The hunt for the master cow that will feed the world

Patent applications only hint at what companies might be working on, but both Flack and Stout agree that genetically-engineered cells might be the only way to drive down the costs of cultured meat. “I think that getting from $300,000 (£211,000) for a burger to $50 (£35) for a burger is going to be easier than getting from $50 to $2 (£1.40),” Stout says. “I’m not at all confident that, without improving the cells themselves, you can get to $2.”

But why stop at gene-editing cells to make them grow more efficiently? There are all kinds of funky things you could do with engineered cell lines. One idea Stout has is to edit chicken cells so they can express limonene – the oil that gives citruses their fruity aroma – to make lemon chicken at a cellular level. In 2020, he published a study detailing how he inserted three genes into cow muscle cells so they produced antioxidants that mitigate some of the negative effects of eating red meat. Take them out of an animal, and cells could become a blank canvas for new kinds of culinary creativity.
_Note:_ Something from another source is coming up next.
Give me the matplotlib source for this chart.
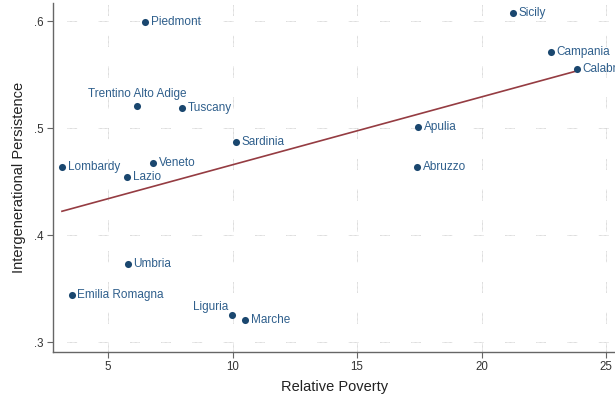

WITHOUT CELL LINES to start with, researchers are having to go it alone. Stout got his cow stem cells from his university’s veterinary school, but not every lab has that kind of access, and even that source of cow stem cells is much less useful than the holy grail: a cell bank of immortalised cow cells that anyone can access.

There are at least 40 companies vying to bring cultured meat to the market – and venture capital funding is pouring in from all angles. Eat Just, which became the first cultured meat company to sell its products in a restaurant after Singapore approved its cultured chicken at the end of 2020, has raised £318 million in funding in 2021 alone. In February, Mosa Meat closed its Series B funding round after securing £59m and a month later another Dutch firm, Meatable, announced it had raised a further £33m.

Cell lines are the secret sauce of the cultured meat industry, so it’s unsurprising that most companies are keeping theirs under wraps. A spokesperson for Eat Just said that the company could not share details about its cell lines for intellectual property reasons. Neta Lavon at Aleph Farms said that the company is working with pre-embryonic stem cells, but that it had no plans to share its cell lines in the short-term. Other cultured meat companies contacted did not make themselves available for interview.

“One of the things I don’t like about the cultured meat industry is how lots of the best research, probably the furthest-advanced research, is all locked up in companies that aren’t saying anything,” says Flack. Swartz says three cultured meat firms have contacted him about taking part in the GFI’s cell line banking project, which lets companies retain their intellectual property, but none of them have deposited cell lines yet. Companies are likely to only use the best-performing cell lines for their meat production, Swartz says, leaving other less developed cell lines unused. “This gives them an opportunity, in my opinion, to share those cell lines at no cost.”

In the meantime, companies that specialise in cell lines might fill the gap. Edinburgh-based Roslin Technologies usually produces cell lines for toxicology and drug screening, but now sells pig stem cells to the cultured meat industry. It already has a contract with one cultured meat firm and has evaluation licenses with other companies that are trialling its stem cells. The cells the company is licensing are called induced pluripotent stem cells – cells that have been reprogrammed back into a state where they can develop into many different types of cells. Because this reprogramming doesn’t alter the genetic makeup of the cell they might escape European Union regulations that limit the sale of any genetically modified foods, says Richard Freeman, commercial manager at Roslin Technologies.